The seats of Democratic Reps. Mary Peltola of Alaska, Yadira Caraveo of Colorado, Elissa Slotkin of Michigan, Marie Gluesenkamp Perez of Washington, and Jared Golden of Maine have all been ranked as toss-ups by Cook Political Report.
In 2022, Peltola was the first Democratic candidate to have been elected to Alaska’s sole congressional seat in more than half a century, after the state adopted a ranked-choice voting system, which allows voters to rank their preferred candidates rather than a typical two-party primary system. As a result, Republican candidates Nick Begich and former Alaska Gov. Sarah Palin split the GOP vote, allowing Peltola to flip the seat blue for the first time since 1970.
Despite the ranked-choice system, Peltola is facing a challenge from just one Republican candidate, Nick Begich, after Nancy Dahlstrom dropped out to consolidate the GOP vote. Combined with Alaska’s reliably red voting history, recent polls from the National Republican Congressional Committee put Peltola at an electoral disadvantage.
Peltola is also featured on the Democratic Congressional Campaign Committee’s “frontline members” list consisting of the most competitive blue seats.

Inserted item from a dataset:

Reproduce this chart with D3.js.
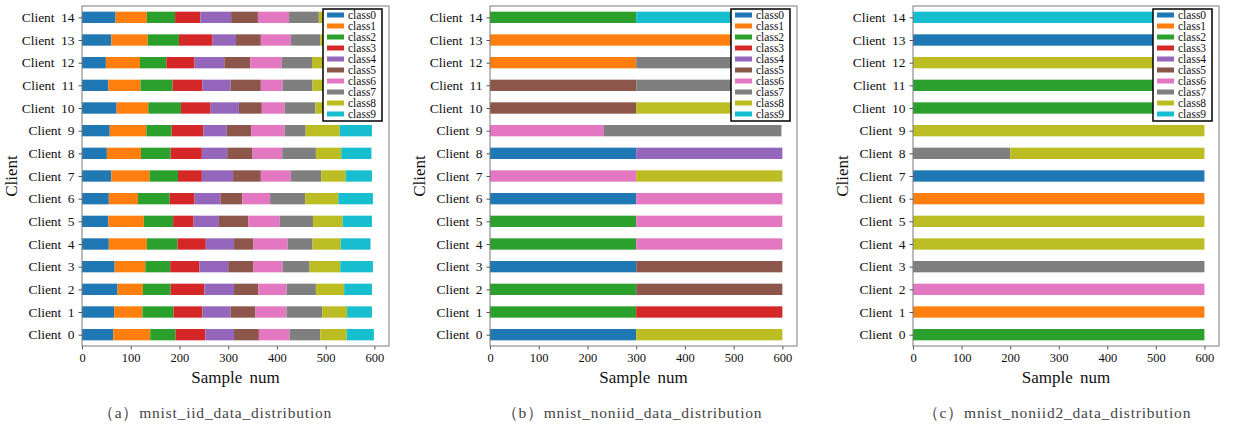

Peltola’s fellow frontliner, Caraveo, is also at risk of losing re-election to her Republican challenger. While one September poll puts the Colorado Democrat at a narrow three-point edge, a recent poll from early October puts her in a dead heat with Republican challenger Gabe Evans. Colorado’s 8th Congressional District is also perfectly split between Republicans and Democrats, according to Cook Political Report.
Caraveo won her seat in 2022 against Republican candidate Barbara Kirkmeyer by less than 1%.
Since Slotkin opted to run for Senate, Democratic candidate Curtis Hertel and Republican challenger Tom Barrett have gone head-to-head for the seat. Slotkin flipped the longtime red seat blue in 2022, making the +2 Republican district a potential layup. Polling is also trending in Republicans’ favor, with Barrett ahead of Hertel by four to six points.
Slotkin secured her seat in Michigan’s 7th Congressional District in 2022 by 5.4 points.
Perez, who is also featured on the DCCC’s list of vulnerable frontliners, is set to face off against Republican candidate Joe Kent for the second time. Although Perez managed to flip the seat in 2022, she is currently polling dead even against Kent in the +5 Republican district, which may reinstate a red streak in Washington’s 3rd Congressional District.
Perez, who has refrained from endorsing Vice President Kamala Harris over former President Donald Trump, defeated Kent in 2022 by less than 1 percentage point after former Republican Rep. Jaime Herrera Beutler retired.
Golden, who has served Maine’s congressional district for three consecutive terms, is also facing a tight race against Republican candidate Austin Theriault. Despite being a +6 Republican district, Golden won his seat by a 1% margin in 2018 and just over 6% in 2020 and 2022.
Despite his historical electoral advantage, a recent poll shows Golden at a three-point deficit against Theriault.